# Questions about wood Pallets and moisture



## GoonMan (Mar 22, 2005)

Hello all 

I have recently come across some fine wood in Pallets and wooden Crates mostly Oak and I think Redoak there is some Fir and pine in the stacks too. Which seems to be very hard for it too be pine but that is what it smells like. All of the wood seems to be mostly hard wood and I was wondering if anyone knows how I could put moisture back in it with out maybe drowning it in water. The thickness of the wood varies from 5/8" to 2X4 thickness. I have already ran alot through my thickness planer and wow it is some pretty wood.
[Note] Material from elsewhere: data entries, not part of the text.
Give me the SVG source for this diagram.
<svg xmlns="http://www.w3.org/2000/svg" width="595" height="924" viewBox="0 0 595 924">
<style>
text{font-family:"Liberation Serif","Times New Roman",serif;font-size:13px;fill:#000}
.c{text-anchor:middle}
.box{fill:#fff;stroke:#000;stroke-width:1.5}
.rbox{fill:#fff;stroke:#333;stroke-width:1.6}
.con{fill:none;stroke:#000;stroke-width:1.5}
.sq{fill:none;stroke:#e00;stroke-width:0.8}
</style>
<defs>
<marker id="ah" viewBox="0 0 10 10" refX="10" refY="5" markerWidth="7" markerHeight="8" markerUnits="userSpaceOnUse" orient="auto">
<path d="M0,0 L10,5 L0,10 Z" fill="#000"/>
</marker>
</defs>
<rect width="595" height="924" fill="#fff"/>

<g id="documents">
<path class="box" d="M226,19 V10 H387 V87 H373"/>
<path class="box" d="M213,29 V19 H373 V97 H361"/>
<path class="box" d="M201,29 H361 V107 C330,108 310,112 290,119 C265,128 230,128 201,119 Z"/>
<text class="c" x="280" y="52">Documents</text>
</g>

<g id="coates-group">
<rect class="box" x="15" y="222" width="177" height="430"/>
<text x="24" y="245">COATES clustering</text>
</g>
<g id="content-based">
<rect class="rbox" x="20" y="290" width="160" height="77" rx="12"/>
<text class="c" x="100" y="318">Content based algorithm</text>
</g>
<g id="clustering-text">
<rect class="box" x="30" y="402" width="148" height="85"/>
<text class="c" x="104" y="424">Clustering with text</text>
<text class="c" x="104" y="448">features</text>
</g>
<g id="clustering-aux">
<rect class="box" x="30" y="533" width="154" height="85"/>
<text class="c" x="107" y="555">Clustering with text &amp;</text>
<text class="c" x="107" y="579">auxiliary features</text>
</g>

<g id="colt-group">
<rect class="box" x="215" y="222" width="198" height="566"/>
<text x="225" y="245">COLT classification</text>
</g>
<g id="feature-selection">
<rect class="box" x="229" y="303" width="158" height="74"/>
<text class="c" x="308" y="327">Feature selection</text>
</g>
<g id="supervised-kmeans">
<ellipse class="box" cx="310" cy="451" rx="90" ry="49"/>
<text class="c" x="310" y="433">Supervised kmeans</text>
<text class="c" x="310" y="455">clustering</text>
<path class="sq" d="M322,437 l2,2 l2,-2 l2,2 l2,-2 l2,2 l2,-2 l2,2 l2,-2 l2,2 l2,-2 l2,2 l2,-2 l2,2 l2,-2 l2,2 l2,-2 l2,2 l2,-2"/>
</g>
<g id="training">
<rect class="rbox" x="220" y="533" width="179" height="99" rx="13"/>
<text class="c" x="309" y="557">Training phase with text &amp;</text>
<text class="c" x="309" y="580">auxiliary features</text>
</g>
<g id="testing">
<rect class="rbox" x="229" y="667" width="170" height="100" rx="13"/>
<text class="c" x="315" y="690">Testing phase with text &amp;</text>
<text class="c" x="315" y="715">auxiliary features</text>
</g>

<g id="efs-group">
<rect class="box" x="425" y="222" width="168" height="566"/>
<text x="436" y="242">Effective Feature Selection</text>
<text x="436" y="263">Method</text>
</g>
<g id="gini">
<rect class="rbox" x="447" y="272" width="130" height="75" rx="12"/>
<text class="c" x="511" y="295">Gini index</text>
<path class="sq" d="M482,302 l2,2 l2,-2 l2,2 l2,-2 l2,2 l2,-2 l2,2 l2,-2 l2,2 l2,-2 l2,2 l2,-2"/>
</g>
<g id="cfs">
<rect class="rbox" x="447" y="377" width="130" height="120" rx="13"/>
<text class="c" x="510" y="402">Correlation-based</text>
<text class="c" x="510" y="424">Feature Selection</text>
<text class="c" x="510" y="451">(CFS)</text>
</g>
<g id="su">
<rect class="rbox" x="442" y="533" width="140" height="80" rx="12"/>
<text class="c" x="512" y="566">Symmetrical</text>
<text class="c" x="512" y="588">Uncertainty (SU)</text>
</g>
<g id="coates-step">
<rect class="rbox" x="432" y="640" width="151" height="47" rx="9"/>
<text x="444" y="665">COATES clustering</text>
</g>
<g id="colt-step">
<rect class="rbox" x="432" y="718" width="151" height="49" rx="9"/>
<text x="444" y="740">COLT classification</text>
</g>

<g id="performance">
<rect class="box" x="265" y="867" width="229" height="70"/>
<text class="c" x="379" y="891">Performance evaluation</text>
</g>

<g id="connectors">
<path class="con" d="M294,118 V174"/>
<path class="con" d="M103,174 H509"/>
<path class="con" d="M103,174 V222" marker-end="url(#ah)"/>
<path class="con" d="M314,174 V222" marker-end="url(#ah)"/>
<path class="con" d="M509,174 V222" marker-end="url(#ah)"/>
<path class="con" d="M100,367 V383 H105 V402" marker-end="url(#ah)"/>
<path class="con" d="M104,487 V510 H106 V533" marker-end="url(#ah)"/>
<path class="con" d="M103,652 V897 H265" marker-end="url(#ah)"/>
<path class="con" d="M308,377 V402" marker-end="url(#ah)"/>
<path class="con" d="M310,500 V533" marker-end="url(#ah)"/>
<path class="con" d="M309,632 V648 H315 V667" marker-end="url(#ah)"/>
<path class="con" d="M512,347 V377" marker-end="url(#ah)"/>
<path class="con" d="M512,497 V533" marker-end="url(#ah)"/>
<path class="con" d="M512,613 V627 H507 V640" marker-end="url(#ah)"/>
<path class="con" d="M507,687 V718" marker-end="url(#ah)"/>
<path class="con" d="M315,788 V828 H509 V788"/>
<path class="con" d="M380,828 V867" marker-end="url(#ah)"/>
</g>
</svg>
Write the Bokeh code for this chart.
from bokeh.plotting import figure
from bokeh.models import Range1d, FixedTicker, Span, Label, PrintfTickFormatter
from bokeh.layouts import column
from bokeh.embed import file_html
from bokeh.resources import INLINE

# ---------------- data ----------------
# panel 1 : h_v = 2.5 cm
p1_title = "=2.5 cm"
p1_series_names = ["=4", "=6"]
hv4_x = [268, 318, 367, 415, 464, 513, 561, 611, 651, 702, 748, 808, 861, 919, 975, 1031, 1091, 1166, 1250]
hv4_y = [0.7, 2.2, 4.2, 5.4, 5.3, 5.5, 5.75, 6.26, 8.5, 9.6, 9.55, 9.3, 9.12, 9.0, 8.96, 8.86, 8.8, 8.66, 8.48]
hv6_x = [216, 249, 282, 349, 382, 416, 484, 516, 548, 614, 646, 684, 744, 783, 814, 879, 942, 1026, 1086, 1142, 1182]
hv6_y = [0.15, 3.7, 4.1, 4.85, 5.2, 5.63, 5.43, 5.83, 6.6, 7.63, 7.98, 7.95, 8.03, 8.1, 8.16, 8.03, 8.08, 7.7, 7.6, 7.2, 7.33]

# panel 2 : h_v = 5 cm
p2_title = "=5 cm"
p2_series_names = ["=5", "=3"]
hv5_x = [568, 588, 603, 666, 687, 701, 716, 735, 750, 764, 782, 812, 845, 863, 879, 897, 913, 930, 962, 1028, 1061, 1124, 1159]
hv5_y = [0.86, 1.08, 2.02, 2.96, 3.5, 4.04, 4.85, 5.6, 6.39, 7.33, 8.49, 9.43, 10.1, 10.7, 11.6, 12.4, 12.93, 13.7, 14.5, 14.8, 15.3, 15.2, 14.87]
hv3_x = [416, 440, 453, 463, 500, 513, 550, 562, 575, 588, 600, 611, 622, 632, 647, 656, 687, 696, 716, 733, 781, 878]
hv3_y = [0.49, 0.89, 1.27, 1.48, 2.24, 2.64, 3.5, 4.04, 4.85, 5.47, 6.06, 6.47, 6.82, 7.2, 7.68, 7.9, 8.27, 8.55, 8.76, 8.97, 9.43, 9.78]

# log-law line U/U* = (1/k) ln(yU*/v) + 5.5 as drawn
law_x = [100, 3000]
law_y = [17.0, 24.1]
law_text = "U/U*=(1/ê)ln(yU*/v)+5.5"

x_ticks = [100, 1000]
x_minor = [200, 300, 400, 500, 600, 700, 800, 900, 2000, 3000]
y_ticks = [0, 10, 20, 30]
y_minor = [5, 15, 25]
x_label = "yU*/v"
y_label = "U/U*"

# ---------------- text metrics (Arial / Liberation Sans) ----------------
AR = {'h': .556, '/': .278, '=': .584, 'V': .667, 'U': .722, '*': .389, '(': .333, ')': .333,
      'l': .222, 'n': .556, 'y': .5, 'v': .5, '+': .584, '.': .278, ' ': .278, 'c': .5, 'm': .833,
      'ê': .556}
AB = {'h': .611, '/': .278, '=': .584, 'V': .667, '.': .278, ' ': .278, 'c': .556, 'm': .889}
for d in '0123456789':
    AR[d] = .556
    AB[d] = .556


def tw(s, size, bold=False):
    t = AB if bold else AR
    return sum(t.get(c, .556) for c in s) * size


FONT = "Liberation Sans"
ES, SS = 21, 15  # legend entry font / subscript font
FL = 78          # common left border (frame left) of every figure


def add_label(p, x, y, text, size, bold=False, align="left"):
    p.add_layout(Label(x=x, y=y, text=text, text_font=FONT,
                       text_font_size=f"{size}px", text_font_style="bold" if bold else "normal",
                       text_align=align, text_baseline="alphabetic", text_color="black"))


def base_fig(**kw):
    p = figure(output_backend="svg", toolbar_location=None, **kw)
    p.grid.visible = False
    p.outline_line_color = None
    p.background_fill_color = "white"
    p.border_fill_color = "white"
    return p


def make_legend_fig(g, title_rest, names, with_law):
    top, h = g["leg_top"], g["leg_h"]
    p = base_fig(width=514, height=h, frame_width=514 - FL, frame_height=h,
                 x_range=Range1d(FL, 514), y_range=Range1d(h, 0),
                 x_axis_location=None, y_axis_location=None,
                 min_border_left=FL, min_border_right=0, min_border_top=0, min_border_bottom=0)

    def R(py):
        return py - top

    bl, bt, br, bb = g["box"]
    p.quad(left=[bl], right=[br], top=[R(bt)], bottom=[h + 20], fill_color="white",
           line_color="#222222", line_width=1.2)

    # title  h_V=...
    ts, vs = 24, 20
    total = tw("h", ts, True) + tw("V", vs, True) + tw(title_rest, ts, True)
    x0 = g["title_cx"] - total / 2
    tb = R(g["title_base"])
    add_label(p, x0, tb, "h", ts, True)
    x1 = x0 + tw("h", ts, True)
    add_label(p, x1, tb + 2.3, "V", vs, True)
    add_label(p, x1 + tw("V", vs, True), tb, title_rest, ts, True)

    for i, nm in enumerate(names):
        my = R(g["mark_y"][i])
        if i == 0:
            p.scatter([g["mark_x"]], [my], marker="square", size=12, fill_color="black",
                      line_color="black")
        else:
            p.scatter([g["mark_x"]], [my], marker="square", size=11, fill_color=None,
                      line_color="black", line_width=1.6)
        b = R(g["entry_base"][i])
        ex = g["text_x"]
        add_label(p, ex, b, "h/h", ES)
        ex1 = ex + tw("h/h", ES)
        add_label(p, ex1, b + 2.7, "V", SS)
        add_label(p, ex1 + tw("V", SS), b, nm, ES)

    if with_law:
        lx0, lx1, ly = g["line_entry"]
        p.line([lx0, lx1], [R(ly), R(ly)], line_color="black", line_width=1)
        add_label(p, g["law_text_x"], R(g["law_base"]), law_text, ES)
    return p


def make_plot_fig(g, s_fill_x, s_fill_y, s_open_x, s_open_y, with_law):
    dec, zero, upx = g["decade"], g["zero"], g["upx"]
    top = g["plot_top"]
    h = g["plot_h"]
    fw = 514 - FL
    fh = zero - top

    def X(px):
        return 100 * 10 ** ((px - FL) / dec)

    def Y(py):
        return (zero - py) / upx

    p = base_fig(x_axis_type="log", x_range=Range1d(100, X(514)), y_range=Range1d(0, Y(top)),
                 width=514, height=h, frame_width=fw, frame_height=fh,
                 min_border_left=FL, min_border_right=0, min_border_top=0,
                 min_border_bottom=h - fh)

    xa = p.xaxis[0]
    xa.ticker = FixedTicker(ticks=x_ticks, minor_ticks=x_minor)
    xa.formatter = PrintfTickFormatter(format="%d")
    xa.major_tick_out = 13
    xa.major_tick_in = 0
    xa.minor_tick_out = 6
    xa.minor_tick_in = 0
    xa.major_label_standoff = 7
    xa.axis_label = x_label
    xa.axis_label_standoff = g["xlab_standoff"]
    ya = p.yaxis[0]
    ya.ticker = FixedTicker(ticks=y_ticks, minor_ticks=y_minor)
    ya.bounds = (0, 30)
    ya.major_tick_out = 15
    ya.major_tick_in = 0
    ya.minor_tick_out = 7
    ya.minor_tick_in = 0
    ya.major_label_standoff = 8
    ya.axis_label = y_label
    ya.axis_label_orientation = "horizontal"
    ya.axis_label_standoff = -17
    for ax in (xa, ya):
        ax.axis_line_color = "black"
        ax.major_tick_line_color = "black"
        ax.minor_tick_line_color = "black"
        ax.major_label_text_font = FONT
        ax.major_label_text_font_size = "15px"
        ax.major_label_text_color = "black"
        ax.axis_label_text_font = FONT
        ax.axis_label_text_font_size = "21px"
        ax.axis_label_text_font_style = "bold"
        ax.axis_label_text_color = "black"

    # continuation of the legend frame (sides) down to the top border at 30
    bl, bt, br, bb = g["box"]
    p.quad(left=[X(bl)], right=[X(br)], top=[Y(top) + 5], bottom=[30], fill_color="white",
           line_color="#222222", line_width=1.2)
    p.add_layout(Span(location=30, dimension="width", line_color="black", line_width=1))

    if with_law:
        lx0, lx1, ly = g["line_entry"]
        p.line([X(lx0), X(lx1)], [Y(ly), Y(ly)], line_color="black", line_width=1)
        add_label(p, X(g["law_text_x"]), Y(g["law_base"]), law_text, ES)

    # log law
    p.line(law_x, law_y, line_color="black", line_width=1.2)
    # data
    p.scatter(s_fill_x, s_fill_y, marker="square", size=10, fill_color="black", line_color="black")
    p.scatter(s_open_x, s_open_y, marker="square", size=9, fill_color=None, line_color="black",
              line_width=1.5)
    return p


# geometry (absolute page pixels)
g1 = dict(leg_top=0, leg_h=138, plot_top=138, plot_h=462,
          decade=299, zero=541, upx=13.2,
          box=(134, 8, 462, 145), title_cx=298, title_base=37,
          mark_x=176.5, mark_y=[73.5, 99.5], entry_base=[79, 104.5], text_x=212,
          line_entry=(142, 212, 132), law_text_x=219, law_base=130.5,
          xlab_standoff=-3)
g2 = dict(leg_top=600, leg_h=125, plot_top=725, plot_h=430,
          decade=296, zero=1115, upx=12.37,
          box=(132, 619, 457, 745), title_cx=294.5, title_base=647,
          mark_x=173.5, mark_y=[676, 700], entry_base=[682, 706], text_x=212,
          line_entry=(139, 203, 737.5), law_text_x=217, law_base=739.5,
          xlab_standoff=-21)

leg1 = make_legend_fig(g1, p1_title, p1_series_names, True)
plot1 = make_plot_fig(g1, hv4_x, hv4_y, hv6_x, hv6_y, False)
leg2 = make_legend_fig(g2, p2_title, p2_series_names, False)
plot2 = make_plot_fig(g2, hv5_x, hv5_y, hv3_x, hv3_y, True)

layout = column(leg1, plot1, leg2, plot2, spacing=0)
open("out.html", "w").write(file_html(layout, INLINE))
Thanks for any suggestions or would I be better off just using it as is. I know breaking down Pallets and Crates is time consuming but when it is free i find the time worth it.

The main thing I want to do is try to make it easier to work with. I find the oak splits or breaks easy. (Of course I may have already answered my own question.)


----------



## Mike (Nov 22, 2004)

Randy, the wood should be fairly stable if difficult to work with. You might try using a humidifier or hot plate and pan of water in an enclosed space to increase the moisture content.


----------



## GoonMan (Mar 22, 2005)

aniceone2hold said:


> Randy, the wood should be fairly stable if difficult to work with. You might try using a humidifier or hot plate and pan of water in an enclosed space to increase the moisture content.



Thanks for the info Mike. I had not thought about a humidifier.


----------